▸ OBJECTIVE
Exactly the lines from the one with "Reproduce this diagram with TikZ." through the one with "(h3) at (750,53)", inclusive, are to be repeated, and the pictures are not.

+++++

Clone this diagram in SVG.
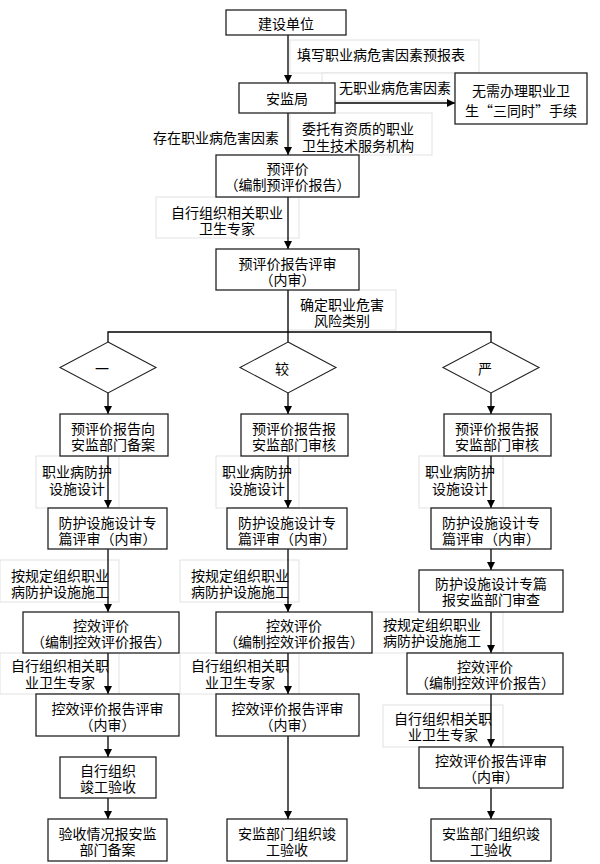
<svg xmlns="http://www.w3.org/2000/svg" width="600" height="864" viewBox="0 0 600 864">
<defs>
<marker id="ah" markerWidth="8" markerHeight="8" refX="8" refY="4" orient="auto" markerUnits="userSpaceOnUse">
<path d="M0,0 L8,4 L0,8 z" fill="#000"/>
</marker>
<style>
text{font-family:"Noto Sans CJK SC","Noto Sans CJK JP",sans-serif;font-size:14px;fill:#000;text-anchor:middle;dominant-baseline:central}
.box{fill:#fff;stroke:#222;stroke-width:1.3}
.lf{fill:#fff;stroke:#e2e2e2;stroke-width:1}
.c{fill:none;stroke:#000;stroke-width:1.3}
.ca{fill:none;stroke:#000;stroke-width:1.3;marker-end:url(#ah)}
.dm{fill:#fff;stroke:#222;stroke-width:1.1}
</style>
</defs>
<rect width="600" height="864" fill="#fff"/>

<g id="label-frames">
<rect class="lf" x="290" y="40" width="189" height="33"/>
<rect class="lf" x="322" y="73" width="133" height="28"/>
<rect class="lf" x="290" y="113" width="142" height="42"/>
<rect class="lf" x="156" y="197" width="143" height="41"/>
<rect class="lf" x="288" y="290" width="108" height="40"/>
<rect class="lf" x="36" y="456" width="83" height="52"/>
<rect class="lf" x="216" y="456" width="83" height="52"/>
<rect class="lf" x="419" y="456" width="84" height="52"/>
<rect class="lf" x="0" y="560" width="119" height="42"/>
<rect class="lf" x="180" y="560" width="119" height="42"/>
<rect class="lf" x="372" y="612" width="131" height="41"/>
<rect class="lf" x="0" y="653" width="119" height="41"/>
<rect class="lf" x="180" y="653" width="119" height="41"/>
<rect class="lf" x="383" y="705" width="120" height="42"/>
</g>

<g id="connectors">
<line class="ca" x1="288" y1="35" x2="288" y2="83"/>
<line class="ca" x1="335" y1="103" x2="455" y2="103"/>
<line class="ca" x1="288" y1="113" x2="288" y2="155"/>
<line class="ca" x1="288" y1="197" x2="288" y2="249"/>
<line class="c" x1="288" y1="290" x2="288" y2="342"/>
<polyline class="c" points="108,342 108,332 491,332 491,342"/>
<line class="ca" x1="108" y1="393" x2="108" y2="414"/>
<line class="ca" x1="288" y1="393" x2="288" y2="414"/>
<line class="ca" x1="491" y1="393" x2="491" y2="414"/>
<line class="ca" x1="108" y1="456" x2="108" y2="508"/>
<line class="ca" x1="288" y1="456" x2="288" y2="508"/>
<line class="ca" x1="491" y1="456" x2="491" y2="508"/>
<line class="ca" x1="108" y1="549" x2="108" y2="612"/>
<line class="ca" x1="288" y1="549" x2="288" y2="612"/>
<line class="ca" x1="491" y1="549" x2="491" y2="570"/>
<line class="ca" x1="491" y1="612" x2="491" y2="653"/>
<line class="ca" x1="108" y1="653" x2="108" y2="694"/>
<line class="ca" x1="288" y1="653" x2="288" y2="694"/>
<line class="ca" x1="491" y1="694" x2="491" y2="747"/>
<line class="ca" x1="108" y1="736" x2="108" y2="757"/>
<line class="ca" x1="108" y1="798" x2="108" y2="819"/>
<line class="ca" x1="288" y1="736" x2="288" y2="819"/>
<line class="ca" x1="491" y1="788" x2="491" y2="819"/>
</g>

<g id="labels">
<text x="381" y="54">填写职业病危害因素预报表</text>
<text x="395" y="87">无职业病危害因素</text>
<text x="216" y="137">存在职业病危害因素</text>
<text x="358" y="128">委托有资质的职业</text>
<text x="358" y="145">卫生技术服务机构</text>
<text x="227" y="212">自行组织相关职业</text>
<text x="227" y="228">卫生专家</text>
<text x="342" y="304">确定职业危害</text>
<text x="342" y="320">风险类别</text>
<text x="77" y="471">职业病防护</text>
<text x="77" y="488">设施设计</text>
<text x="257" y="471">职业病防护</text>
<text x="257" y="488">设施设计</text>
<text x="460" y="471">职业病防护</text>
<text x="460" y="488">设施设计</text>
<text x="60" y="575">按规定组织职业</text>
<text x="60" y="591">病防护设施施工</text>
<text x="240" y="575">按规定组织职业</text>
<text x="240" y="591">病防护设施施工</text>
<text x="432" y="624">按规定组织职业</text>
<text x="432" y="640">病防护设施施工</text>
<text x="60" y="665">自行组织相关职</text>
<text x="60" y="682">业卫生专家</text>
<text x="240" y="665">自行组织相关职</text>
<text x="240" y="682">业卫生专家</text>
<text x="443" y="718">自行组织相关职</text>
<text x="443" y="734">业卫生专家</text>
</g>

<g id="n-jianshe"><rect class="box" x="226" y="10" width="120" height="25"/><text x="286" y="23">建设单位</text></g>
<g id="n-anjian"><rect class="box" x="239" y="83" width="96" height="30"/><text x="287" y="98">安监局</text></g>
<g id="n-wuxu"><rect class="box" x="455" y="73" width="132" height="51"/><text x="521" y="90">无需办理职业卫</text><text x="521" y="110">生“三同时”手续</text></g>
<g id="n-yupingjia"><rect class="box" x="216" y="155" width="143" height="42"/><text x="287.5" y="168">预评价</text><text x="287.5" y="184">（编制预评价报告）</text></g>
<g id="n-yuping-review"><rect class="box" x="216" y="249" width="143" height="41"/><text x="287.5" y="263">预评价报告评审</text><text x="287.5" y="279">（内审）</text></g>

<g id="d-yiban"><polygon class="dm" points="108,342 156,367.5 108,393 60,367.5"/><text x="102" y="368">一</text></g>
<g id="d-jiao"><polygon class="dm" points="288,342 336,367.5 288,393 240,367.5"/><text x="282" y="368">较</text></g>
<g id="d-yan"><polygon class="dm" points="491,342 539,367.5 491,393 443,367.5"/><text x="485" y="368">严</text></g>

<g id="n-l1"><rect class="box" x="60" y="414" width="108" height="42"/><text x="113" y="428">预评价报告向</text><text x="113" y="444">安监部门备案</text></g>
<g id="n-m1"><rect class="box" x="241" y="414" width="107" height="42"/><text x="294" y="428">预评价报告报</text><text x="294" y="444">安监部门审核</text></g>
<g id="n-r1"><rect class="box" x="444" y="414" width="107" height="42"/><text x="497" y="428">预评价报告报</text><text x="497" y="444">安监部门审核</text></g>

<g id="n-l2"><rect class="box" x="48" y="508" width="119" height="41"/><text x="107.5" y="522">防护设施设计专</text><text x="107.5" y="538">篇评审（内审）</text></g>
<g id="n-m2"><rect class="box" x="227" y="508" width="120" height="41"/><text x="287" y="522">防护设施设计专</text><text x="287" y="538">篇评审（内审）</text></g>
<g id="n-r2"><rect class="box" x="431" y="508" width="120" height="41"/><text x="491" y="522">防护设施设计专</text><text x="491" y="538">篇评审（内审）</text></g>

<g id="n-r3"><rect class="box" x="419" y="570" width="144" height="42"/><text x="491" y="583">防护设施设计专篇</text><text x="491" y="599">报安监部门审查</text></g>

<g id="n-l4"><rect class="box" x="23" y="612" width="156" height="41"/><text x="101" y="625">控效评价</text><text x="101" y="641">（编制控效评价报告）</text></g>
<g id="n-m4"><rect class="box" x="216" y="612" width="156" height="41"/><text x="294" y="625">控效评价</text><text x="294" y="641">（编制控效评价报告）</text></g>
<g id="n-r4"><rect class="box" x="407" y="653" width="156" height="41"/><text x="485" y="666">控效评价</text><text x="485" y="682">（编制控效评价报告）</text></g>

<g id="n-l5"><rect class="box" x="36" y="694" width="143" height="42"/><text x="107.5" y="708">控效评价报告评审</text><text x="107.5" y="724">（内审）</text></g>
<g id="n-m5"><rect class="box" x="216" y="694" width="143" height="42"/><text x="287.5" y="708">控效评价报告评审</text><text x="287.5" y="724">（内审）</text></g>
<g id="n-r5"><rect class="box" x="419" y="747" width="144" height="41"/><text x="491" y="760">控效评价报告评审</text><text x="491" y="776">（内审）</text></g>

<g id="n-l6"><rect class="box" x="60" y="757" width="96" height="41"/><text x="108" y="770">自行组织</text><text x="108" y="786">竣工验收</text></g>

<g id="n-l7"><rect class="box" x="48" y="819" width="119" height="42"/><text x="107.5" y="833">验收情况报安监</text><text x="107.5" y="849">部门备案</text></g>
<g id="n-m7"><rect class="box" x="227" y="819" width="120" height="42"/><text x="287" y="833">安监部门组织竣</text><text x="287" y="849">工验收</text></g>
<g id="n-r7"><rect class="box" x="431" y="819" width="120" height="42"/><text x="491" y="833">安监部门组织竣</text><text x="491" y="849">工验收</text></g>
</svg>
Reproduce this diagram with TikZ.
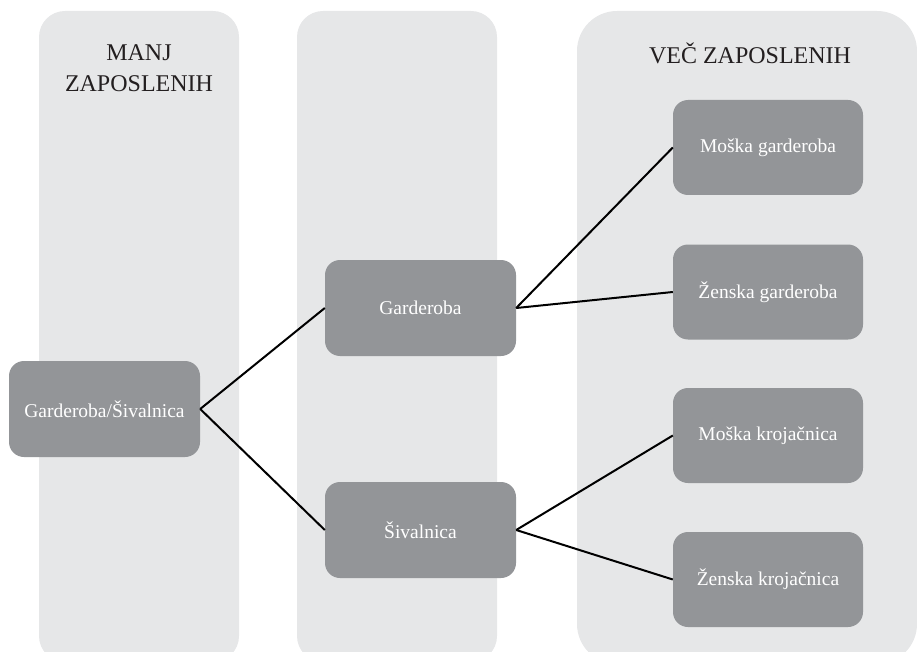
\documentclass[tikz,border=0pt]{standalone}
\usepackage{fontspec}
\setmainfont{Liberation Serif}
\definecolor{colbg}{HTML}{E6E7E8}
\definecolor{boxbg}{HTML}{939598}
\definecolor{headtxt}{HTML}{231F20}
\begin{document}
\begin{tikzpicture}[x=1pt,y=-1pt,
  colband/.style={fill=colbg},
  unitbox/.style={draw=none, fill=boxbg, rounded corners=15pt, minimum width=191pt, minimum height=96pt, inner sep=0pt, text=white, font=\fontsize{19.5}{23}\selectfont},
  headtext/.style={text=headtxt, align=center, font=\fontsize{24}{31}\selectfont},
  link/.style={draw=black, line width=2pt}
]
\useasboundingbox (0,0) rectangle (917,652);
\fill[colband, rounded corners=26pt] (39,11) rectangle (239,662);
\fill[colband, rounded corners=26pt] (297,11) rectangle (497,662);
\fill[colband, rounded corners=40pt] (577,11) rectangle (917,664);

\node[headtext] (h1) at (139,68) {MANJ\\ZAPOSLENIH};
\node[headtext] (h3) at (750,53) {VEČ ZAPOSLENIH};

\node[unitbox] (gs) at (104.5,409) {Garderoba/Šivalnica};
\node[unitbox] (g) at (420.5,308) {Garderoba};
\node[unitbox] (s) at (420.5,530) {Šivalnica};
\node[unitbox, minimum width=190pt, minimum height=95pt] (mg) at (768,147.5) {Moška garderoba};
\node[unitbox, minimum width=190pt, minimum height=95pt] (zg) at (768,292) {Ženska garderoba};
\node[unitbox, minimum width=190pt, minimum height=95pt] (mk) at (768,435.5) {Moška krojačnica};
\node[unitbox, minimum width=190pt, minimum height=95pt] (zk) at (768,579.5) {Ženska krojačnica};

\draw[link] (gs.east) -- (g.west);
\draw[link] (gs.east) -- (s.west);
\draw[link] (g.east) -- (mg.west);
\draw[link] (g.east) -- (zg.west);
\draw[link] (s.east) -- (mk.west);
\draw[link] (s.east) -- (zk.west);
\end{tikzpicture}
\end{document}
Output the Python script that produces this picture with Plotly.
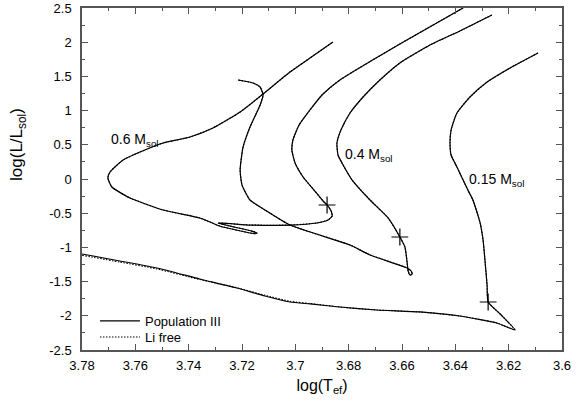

+++++

▸ RESPONSE TO THIS EXERCISE
Reproduce this diagram with TikZ.
\documentclass[tikz,border=0pt]{standalone}
\usepackage{fontspec}
\setmainfont{Liberation Serif}
\definecolor{colbg}{HTML}{E6E7E8}
\definecolor{boxbg}{HTML}{939598}
\definecolor{headtxt}{HTML}{231F20}
\begin{document}
\begin{tikzpicture}[x=1pt,y=-1pt,
  colband/.style={fill=colbg},
  unitbox/.style={draw=none, fill=boxbg, rounded corners=15pt, minimum width=191pt, minimum height=96pt, inner sep=0pt, text=white, font=\fontsize{19.5}{23}\selectfont},
  headtext/.style={text=headtxt, align=center, font=\fontsize{24}{31}\selectfont},
  link/.style={draw=black, line width=2pt}
]
\useasboundingbox (0,0) rectangle (917,652);
\fill[colband, rounded corners=26pt] (39,11) rectangle (239,662);
\fill[colband, rounded corners=26pt] (297,11) rectangle (497,662);
\fill[colband, rounded corners=40pt] (577,11) rectangle (917,664);

\node[headtext] (h1) at (139,68) {MANJ\\ZAPOSLENIH};
\node[headtext] (h3) at (750,53) {VEČ ZAPOSLENIH};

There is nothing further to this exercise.